■ **WHAT TO WORK ON**
Check every line in the records below for the word "this" and report how many have it, nothing more.

■ **ITEMS**
::::::::

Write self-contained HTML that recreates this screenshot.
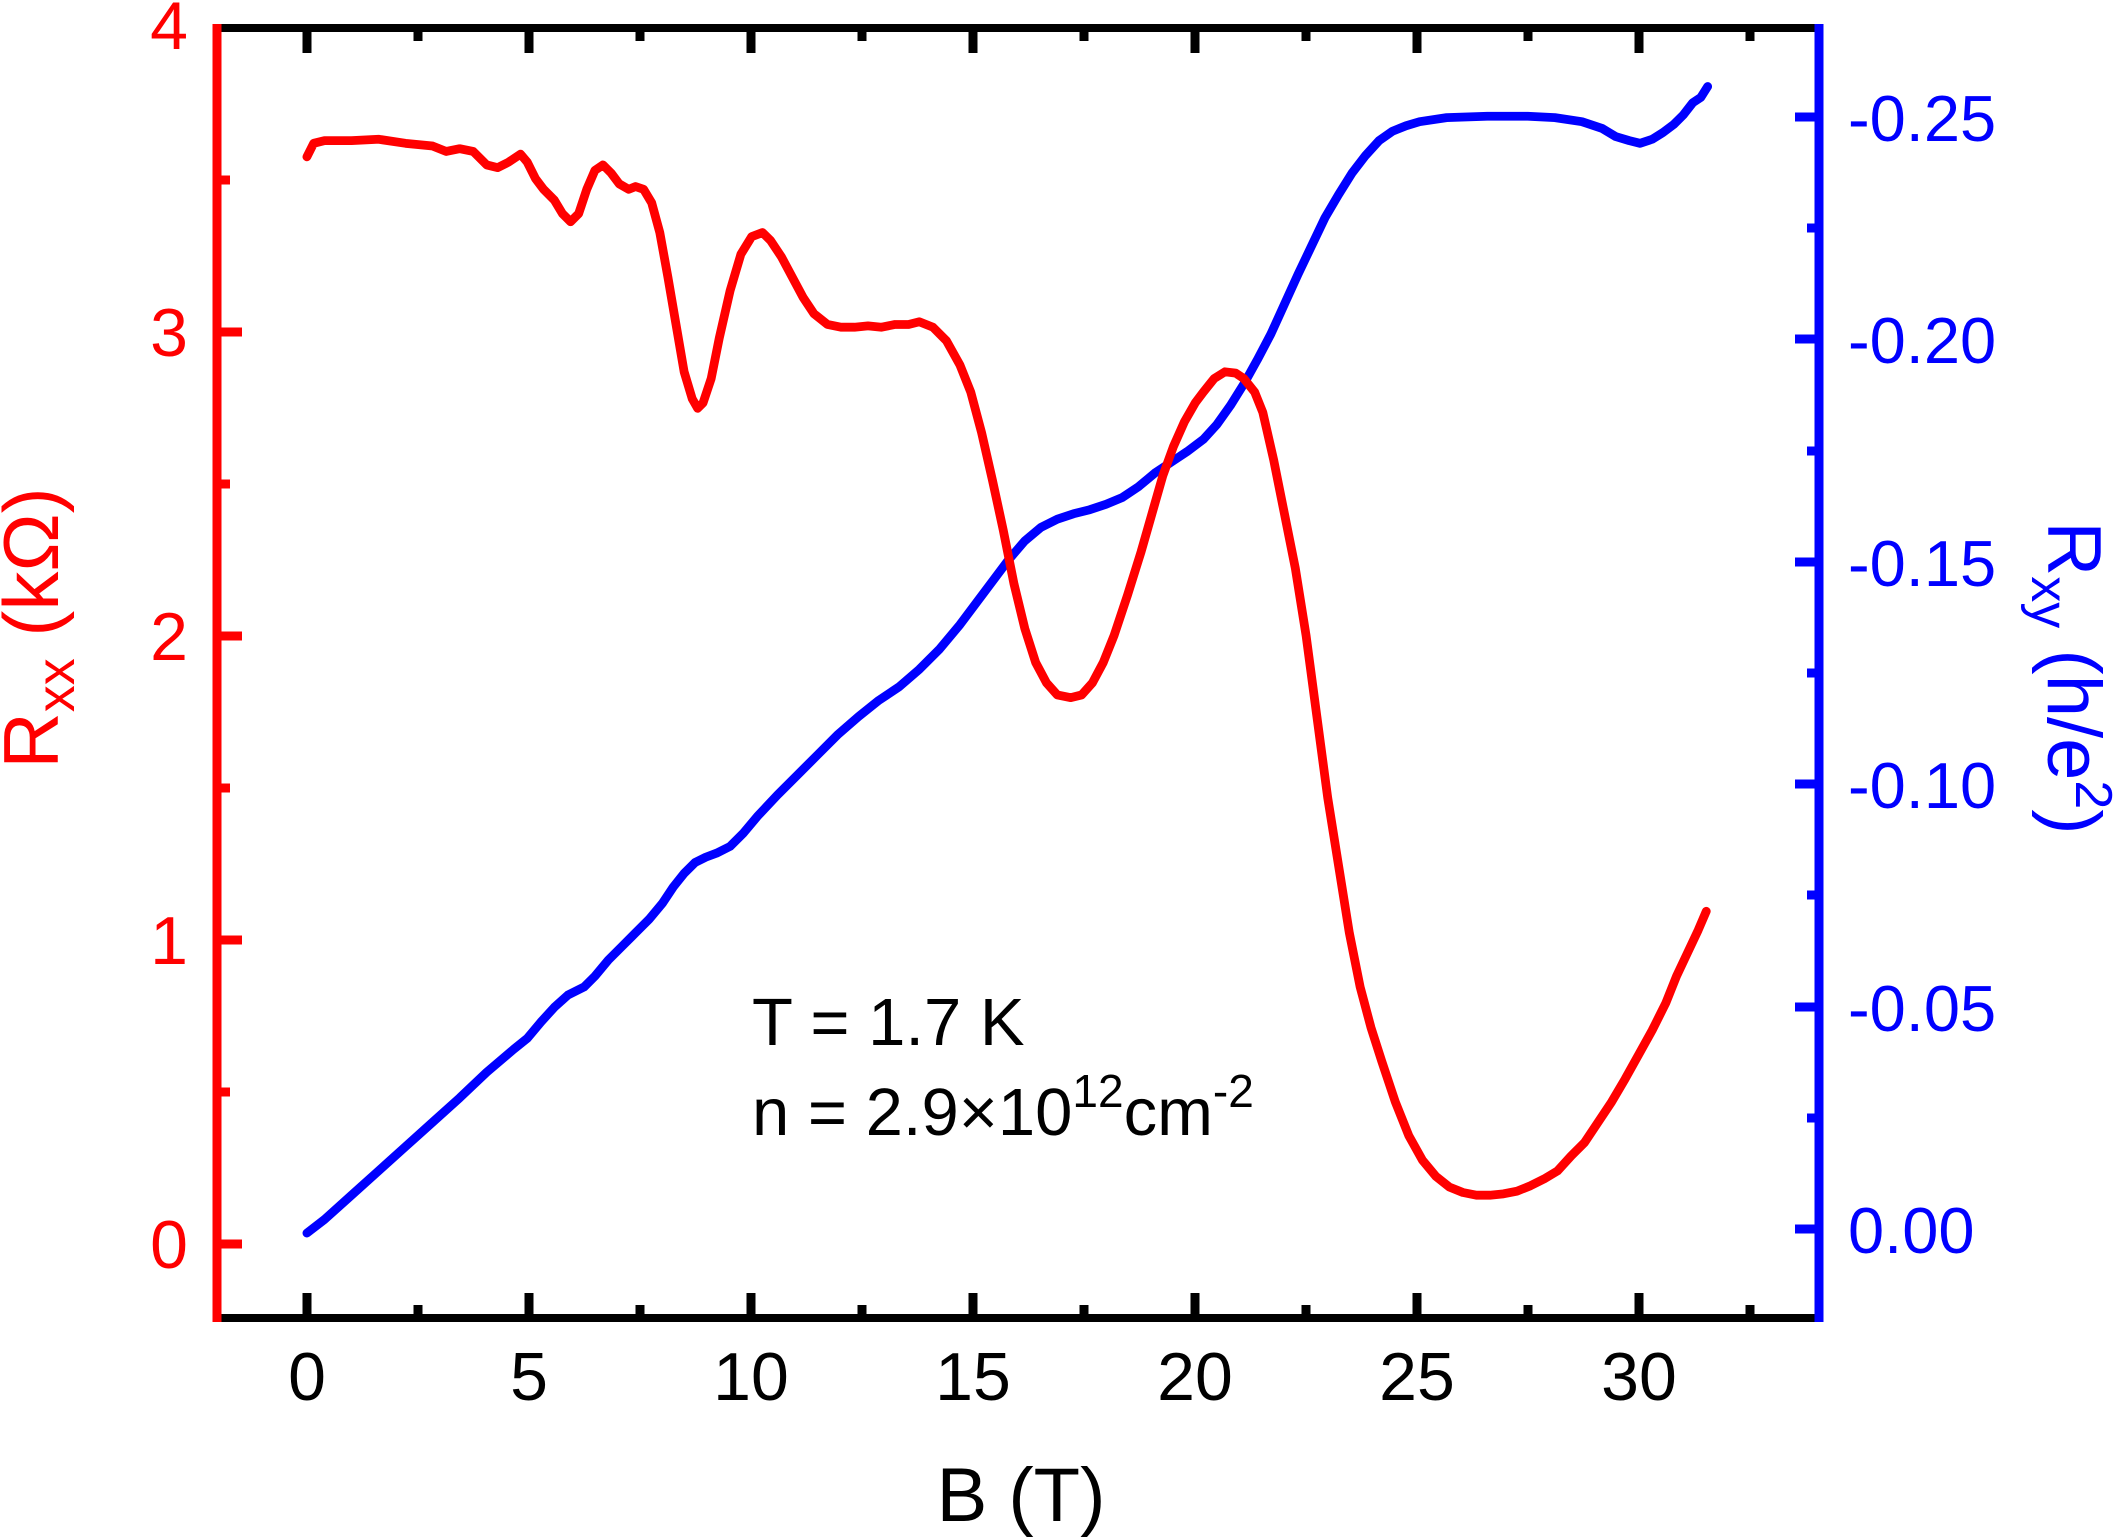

::::::::

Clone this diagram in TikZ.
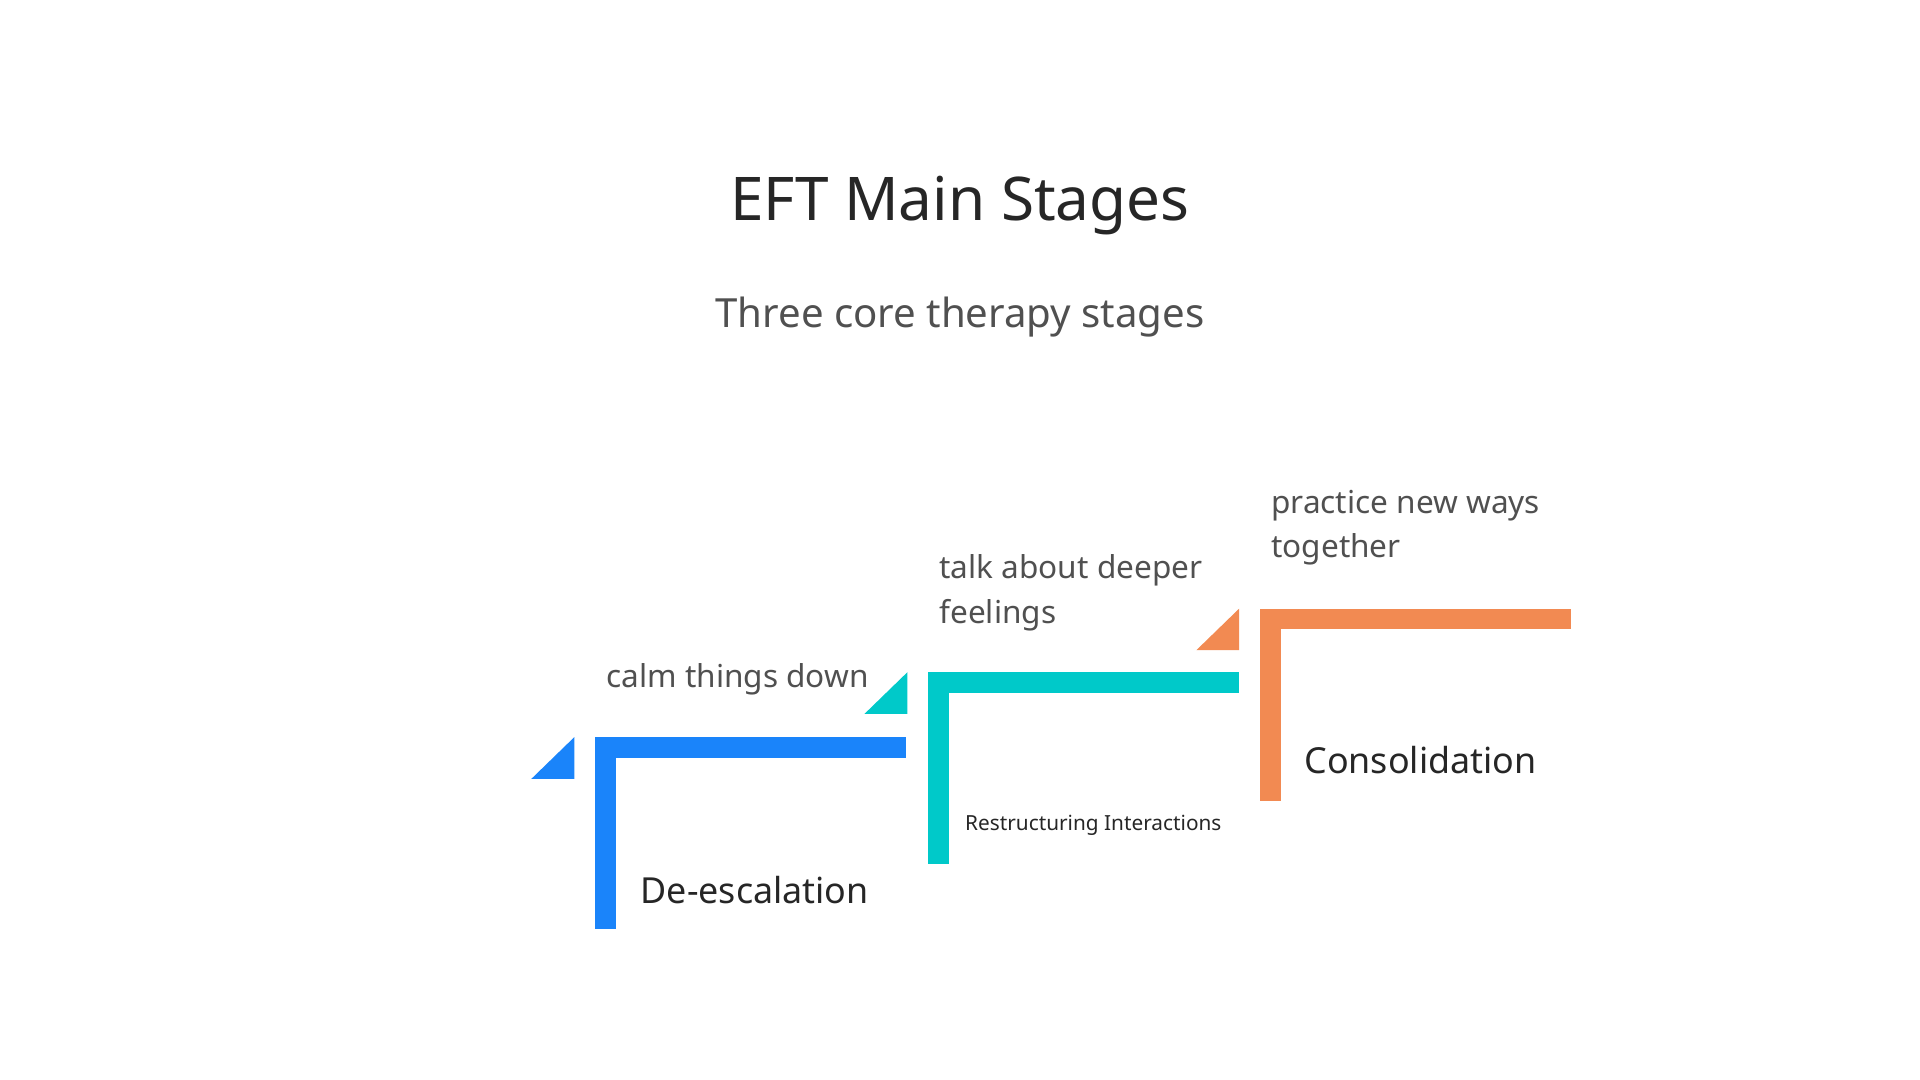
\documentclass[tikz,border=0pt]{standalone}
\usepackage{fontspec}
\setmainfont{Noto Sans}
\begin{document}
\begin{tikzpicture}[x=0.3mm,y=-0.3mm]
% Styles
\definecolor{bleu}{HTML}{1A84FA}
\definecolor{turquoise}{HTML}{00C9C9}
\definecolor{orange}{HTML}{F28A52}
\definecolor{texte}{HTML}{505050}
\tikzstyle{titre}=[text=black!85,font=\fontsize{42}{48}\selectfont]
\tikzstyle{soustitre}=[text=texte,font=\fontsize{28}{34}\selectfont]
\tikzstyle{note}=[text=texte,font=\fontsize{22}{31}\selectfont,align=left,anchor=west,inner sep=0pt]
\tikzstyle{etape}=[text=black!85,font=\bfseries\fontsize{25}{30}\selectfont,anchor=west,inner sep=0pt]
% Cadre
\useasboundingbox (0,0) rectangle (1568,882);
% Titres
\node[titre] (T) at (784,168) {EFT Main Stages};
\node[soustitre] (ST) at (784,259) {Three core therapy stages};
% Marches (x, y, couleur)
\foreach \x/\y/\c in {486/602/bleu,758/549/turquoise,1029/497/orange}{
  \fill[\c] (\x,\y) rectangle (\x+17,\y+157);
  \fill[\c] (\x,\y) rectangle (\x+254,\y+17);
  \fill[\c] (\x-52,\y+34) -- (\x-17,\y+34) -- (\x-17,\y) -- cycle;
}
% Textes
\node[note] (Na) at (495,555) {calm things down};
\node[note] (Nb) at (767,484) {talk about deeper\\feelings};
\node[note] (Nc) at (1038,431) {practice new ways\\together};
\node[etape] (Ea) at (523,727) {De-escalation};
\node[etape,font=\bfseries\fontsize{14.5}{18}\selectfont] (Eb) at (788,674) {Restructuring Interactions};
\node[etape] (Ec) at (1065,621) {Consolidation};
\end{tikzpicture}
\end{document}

::::::::

■ **EXPECTED OUTPUT**
2